■ EXERCISE INSTRUCTIONS
Extract word for word the lines of the listing from its start to the line holding "37.5, 43.0, 41.5];", both ends kept; pictures are not part of the copy.

########

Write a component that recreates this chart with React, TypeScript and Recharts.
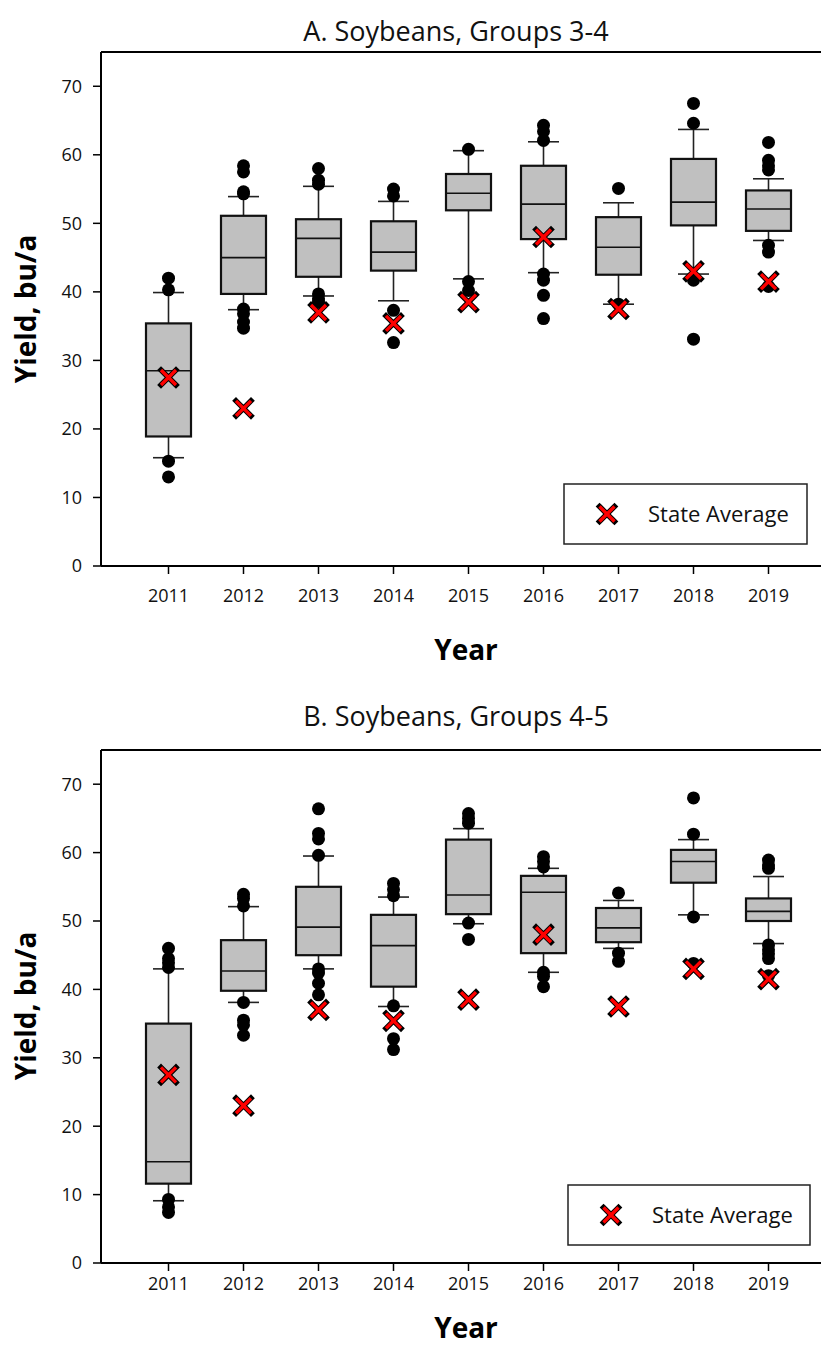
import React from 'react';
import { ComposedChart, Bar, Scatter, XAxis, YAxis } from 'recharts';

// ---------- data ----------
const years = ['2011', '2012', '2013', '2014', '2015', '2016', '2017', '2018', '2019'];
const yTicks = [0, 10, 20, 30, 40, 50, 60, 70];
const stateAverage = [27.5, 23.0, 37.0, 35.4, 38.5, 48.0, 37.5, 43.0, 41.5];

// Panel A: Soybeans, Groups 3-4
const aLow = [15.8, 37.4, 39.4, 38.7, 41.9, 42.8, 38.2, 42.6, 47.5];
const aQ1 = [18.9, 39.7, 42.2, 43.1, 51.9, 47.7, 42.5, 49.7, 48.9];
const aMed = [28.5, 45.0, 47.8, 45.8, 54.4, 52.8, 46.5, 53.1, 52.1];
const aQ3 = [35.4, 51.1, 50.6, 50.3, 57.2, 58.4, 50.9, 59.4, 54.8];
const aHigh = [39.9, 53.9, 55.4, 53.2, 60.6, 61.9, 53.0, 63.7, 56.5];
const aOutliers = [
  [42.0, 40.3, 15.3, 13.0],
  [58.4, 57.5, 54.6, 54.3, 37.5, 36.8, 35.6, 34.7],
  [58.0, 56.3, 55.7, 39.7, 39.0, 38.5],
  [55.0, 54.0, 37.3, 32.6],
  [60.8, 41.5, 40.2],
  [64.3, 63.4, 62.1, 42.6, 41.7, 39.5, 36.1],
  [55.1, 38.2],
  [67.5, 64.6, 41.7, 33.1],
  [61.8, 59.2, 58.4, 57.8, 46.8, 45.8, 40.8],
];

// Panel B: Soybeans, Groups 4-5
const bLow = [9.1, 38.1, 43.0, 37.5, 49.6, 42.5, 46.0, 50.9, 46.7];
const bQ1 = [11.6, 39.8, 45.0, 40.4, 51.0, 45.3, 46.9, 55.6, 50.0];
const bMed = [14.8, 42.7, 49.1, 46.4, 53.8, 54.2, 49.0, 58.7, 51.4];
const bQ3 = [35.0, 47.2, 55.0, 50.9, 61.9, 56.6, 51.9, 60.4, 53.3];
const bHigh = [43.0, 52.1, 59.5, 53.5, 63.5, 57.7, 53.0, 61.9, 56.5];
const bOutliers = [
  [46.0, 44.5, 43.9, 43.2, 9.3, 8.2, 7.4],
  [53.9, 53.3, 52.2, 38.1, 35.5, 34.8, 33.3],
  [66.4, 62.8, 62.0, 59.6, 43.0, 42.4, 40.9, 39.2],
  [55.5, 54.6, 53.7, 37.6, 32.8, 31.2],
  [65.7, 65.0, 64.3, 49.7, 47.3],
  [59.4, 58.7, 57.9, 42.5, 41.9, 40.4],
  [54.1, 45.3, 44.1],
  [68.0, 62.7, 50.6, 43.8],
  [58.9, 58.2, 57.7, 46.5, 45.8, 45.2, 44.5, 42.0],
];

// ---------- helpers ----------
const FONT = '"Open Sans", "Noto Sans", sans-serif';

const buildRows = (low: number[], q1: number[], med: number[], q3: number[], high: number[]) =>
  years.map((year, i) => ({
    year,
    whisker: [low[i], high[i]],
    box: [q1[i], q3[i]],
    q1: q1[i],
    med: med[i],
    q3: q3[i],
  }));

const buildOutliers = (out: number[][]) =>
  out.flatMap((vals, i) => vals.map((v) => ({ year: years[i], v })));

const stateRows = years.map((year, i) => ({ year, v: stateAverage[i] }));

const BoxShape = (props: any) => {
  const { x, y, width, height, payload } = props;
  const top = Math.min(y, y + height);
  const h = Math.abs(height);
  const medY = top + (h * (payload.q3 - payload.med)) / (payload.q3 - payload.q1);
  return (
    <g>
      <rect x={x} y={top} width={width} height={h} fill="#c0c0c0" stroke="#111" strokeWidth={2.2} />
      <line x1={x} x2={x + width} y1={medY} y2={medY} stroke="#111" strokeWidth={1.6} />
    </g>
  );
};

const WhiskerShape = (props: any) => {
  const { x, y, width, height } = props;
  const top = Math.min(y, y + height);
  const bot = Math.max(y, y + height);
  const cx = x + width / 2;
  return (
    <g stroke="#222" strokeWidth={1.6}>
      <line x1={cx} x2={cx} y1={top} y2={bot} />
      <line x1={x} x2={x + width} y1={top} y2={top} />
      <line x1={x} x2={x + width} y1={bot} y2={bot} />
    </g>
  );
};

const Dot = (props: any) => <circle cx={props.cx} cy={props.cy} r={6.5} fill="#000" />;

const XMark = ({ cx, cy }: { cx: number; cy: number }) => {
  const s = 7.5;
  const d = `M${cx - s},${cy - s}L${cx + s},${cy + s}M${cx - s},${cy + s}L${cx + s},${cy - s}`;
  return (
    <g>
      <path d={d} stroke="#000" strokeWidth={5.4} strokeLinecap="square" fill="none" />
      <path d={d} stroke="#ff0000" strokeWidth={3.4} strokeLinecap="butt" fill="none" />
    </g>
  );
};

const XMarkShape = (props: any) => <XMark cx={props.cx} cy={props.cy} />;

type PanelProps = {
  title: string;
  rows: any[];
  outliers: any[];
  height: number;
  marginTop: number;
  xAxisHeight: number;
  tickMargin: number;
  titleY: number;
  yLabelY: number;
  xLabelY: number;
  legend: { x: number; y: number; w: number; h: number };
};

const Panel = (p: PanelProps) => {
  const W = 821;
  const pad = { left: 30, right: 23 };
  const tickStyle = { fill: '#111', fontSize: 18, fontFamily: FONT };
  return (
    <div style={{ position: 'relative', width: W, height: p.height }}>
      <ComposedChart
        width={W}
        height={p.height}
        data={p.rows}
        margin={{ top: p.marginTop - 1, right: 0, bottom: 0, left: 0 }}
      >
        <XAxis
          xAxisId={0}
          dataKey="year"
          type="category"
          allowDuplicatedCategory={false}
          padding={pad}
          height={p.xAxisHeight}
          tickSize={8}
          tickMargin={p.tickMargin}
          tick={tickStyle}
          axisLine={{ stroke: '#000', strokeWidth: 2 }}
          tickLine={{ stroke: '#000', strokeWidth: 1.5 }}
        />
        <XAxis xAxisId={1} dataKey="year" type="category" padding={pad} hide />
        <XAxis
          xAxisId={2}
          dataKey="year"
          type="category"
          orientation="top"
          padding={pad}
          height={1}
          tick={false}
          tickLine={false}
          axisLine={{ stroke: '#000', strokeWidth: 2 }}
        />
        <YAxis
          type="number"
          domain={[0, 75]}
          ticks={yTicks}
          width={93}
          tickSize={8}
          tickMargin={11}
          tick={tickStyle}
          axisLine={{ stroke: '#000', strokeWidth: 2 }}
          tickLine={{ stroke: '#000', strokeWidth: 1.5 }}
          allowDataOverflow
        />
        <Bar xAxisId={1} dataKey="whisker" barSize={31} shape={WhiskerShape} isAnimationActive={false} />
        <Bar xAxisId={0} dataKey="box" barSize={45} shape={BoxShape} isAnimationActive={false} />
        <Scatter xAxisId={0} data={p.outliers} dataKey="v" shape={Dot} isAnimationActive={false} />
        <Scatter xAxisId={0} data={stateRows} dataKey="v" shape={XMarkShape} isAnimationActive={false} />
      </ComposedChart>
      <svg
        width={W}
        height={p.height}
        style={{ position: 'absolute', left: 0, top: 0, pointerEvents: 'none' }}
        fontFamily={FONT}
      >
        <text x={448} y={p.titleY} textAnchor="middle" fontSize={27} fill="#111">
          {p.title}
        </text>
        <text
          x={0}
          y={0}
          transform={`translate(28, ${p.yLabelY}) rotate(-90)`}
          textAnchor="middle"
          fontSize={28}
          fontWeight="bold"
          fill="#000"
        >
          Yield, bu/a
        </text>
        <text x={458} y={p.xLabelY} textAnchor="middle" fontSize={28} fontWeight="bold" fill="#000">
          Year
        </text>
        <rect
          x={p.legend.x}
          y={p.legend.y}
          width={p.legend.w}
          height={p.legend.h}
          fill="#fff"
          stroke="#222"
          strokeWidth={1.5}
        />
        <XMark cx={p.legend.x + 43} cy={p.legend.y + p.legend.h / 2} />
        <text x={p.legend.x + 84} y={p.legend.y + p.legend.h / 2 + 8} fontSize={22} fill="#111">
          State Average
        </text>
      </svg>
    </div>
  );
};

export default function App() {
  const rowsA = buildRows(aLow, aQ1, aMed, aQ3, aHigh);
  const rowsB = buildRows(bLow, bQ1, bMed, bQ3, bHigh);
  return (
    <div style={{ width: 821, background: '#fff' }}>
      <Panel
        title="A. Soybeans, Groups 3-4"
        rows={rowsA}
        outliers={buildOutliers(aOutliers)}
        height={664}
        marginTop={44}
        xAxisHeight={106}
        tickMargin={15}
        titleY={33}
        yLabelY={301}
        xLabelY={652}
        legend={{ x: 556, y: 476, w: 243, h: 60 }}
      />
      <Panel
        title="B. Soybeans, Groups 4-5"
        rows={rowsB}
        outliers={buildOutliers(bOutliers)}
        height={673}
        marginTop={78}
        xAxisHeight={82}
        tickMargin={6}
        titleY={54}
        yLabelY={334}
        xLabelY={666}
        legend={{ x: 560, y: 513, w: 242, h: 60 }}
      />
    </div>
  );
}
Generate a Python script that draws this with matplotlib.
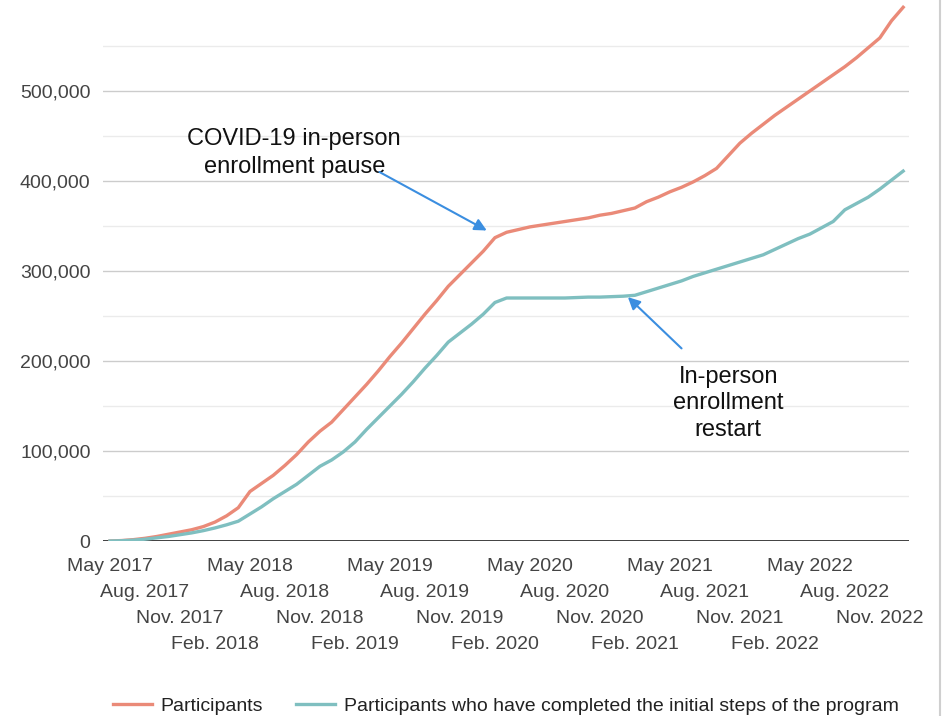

########

■ WRITTEN ANSWER
Write a component that recreates this chart with React, TypeScript and Recharts.
import React from 'react';
import { ComposedChart, Bar, Scatter, XAxis, YAxis } from 'recharts';

// ---------- data ----------
const years = ['2011', '2012', '2013', '2014', '2015', '2016', '2017', '2018', '2019'];
const yTicks = [0, 10, 20, 30, 40, 50, 60, 70];
const stateAverage = [27.5, 23.0, 37.0, 35.4, 38.5, 48.0, 37.5, 43.0, 41.5];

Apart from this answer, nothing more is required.